The study's results take the form of estimates of the causal effects for each county in America on upward mobility and these findings are probably not surprising; in a nutshell, neighborhoods do affect upward mobility and every year of exposure to a better environment improves a child's chances of success.
Now Zillow analyst Sarah Mikhitarian has taken some of that data and combined it with her company's housing data and has come to another not terribly surprising conclusion. She concludes, "Home values and rents have grown more quickly in the parts of the country that historically have provided the most upward socio-economic mobility for children from low-income families.
While low interest rates making buying a home in the U.S. roughly as affordable as it has ever been Mikhitarian says mortgages are less affordable and home values have increased much more quickly in many areas that have historically offered the best opportunities to children born into low-income families.
She narrowed the Harvard study by focusing on children born into families who earned $28,800 per year (inflation adjusted) or less, which corresponds to the 25th percentile of the national income distribution. Typical of what she found was that if one child grew up in San Luis Obispo, California and another in Chicago the first child would eventually climb higher up the socio-economic ladder and earn $5,300 more per year on average as an adult than would the second child. Meanwhile, in those same communities there was an even greater disparity in the growth of home values, with prices rising 154 percent in San Luis Obispo between the late 1990s and 2015 and only 30.2 percent in Chicago.
Mikhitarian says for families working hard to make sure their children can move up the socio-economic ladder "rapidly rising housing costs are threatening instead to kick the ladder out from underneath them." Even for those willing to move across the state or the country to offer their children greater opportunity "it's getting harder to get a foot in the door."
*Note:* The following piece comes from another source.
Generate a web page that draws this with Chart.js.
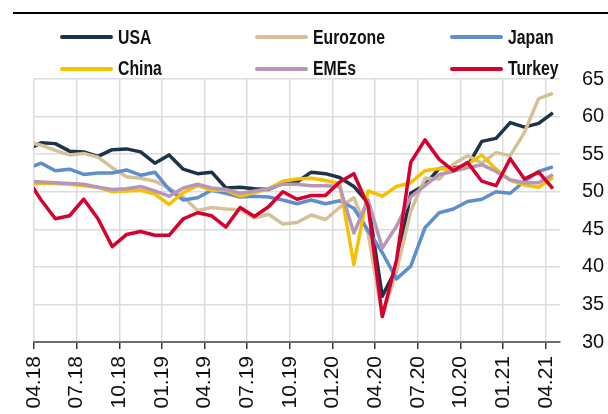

As Figure 2 shows, the gap in average home values between the counties in the top 25 percent for social mobility and those at the bottom has nearly tripled during the last two decades. Zillow's study found that the average price in the late 1990s in those places offering the greatest mobility was $156,300 while the average in the worst places was $100,100, a 56.1 percent gap. Today those respective numbers are $373,200 and $150,900, a difference of 147.3 percent.
Some of the best places for upward mobility for low-income children include fast-growing, coastal metros like San Francisco, New York and Boston while the worse areas are typically in the South and the eastern Midwest, areas where housing and the economy overall are growing more slowly. But while incomes have generally grown faster in places where home values have increased more quickly than in others, they're not growing fast enough. Home prices have, in most areas of the country, far outpaced income growth for several decades. Zillow says this growing home value gap between areas offering the best opportunities and those offering the worst is now being accompanied by an emerging affordability gap.
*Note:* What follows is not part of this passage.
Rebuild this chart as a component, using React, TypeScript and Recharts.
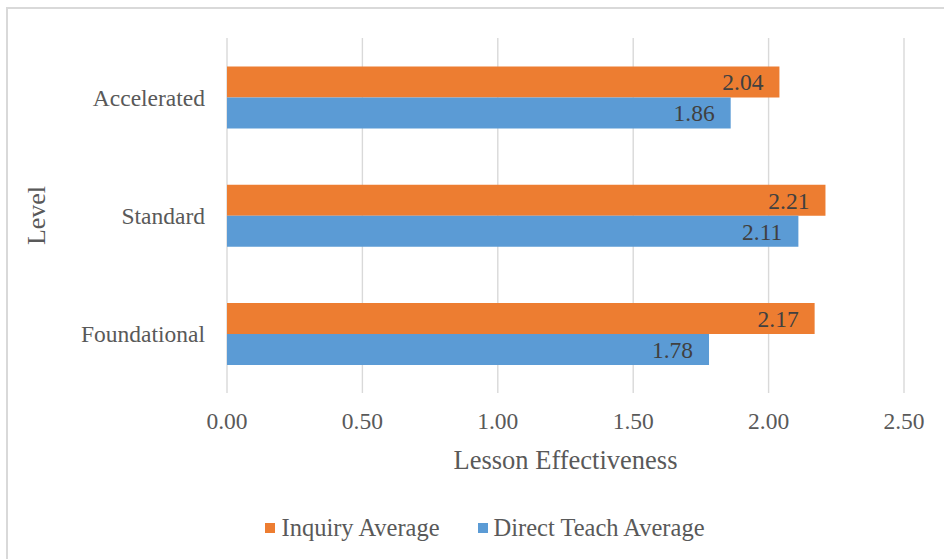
import { BarChart, Bar, XAxis, YAxis, CartesianGrid, Legend, LabelList } from 'recharts';

const levels = ['Accelerated', 'Standard', 'Foundational'];
const inquiryAvg = [2.04, 2.21, 2.17];
const directTeachAvg = [1.86, 2.11, 1.78];
const xTicks = [0, 0.5, 1, 1.5, 2, 2.5];

const ORANGE = '#ED7D31';
const BLUE = '#5B9BD5';
const FONT = '"Liberation Serif", "Times New Roman", serif';

const seriesInfo = [
  { key: 'inquiry', name: 'Inquiry Average', color: ORANGE },
  { key: 'direct', name: 'Direct Teach Average', color: BLUE },
];

const data = levels.map((level, i) => ({
  level,
  inquiry: inquiryAvg[i],
  direct: directTeachAvg[i],
}));

function LegendBox() {
  return (
    <div style={{ height: 66, boxSizing: 'border-box', display: 'flex', justifyContent: 'center', alignItems: 'center', paddingLeft: 66, paddingTop: 4, fontFamily: FONT, fontSize: 24.5, color: '#595959' }}>
      {seriesInfo.map((s, i) => (
        <span key={s.key} style={{ display: 'flex', alignItems: 'center', marginLeft: i ? 38 : 0 }}>
          <span style={{ width: 10, height: 10, background: s.color, marginRight: 6, display: 'inline-block' }} />
          {s.name}
        </span>
      ))}
    </div>
  );
}

export default function App() {
  return (
    <div style={{ position: 'absolute', left: 0, top: 0, width: 944, height: 559, overflow: 'hidden', background: '#fff' }}>
      <div style={{ position: 'absolute', left: 6, top: 7, width: 960, height: 580, borderLeft: '2px solid #d9d9d9', borderTop: '2px solid #d9d9d9' }} />
      <BarChart
        width={944}
        height={559}
        data={data}
        layout="vertical"
        margin={{ top: 38, right: 40, left: 0, bottom: 0 }}
        barCategoryGap="24%"
        barGap={0}
        style={{ position: 'absolute', left: 0, top: 0, fontFamily: FONT }}
      >
        <CartesianGrid horizontal={false} vertical={true} stroke="#d9d9d9" strokeWidth={1.4} />
        <XAxis
          type="number"
          domain={[0, 2.5]}
          ticks={xTicks}
          tickFormatter={(v: number) => v.toFixed(2)}
          axisLine={false}
          tickLine={false}
          tickSize={0}
          tickMargin={19}
          height={100}
          tick={{ fill: '#595959', fontSize: 23.5, fontFamily: FONT }}
          label={{ value: 'Lesson Effectiveness', position: 'insideBottom', offset: 24, fill: '#595959', fontSize: 26.5, fontFamily: FONT }}
        />
        <YAxis
          type="category"
          dataKey="level"
          width={227}
          axisLine={false}
          tickLine={false}
          tickSize={0}
          tickMargin={22}
          tick={{ fill: '#595959', fontSize: 23.5, fontFamily: FONT }}
          label={{ value: 'Level', angle: -90, position: 'insideLeft', offset: 36, fill: '#595959', fontSize: 26, fontFamily: FONT, style: { textAnchor: 'middle' } }}
        />
        <Legend verticalAlign="bottom" height={66} content={<LegendBox />} />
        {seriesInfo.map((s) => (
          <Bar key={s.key} dataKey={s.key} name={s.name} fill={s.color} isAnimationActive={false}>
            <LabelList dataKey={s.key} position="insideRight" offset={16} fill="#404040" fontSize={23.5} fontFamily={FONT} formatter={(v: number) => v.toFixed(2)} />
          </Bar>
        ))}
      </BarChart>
    </div>
  );
}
Going back again to the late 1990s the typical mortgage payment consumed 16.3 percent of household income in the lower opportunity areas and 22.5 percent in the highest areas. Today affordability has actually improved a bit in the worst areas where housing now consumes 12.9 percent of income and has gotten worse in the better areas, now requiring a 24.6 percent expenditure. The gap has risen from 6.2 percentage points to 11.7.
And it isn't just homeowners who are affected. Rents have also risen faster in the areas with the best opportunities, increasing over 95.1 percent over the near 20-year time frame of the study and only 66.7 percent for those offering the worst mobility and renters do not enjoy the compensating factor of low interest rates to increase affordability. In the late 1990s renters in the best areas spent 28.3 percent of income on rent and those in the worst spent 22 percent. Today those shelter costs have risen to 36.2 percent and 27.2 percent respectively and the gap between best and worse has increased from 6.3 points to 9.
Zillow points out that there are still places where the 88.9 million Americans at the bottom of the country's income distribution can find (and afford) a better life for their kids. Many of these areas are in the Great Plains where cities such as Ames, Iowa have historically displayed high levels of social mobility while housing remains affordable. Some markets in the Northeast and northern Mid-Atlantic states have seen home prices and rents increase in a generally modest manner while offering some of the best economic advantages. The average child who grew up in a low-income family in and around Scranton in the 1980s and 1990s would be solidly in the middle class by the age of 30 while home values over that period have grown only 56.1 percent and the area's typical home is valued at $107,200, well below the national median.
Mikhitarian says the trends revealed in her study indicates it will be increasingly difficult for the next generation to achieve the social mobility available in the past. "Recent growth in home values over the past few decades could essentially be shutting the door to the middle class by preventing low-income families from being able to affordably live in places that allow them to ascend the socioeconomic ladder." However she says other research from the Harvard study suggests that measures of mobility have remained stable over the last five decades, keeping open the possibility that public policy intervention can help ensure children from all socio-economic classes have the opportunity "to achieve the American Dream."
The Harvard study measured areas of opportunity by child outcomes but another way of evaluating it is by the level of resources available in "good" areas versus those available in areas with less opportunity. Real estate agents will tell you that in two adjoining and fairly homogeneous markets home prices (a well as rents) are usually higher in the one perceived to have the better school district. Other resources, especially child-friendly ones such as good recreational areas and libraries, afterschool activities, and high quality child care also feed into the home price calculation.
In order to provide many of these amenities local government must have a good property tax base, a combination of commercial or industrial properties, a lot of expensive homes and/or a high tax rate. Where homes have a high market value there are more funds available per household for local government to provide educational and enrichment services - i.e. opportunities for upward mobility.
While Zillow's findings are equally disturbing for future generations either way, we do wonder whether it is levels of upward mobility that is driving home prices, home prices enabling the mobility, or some combination of external variables relating to school districts and infrastructure that's helping both. Either way it appears the nation is facing a snowballing opportunity gap.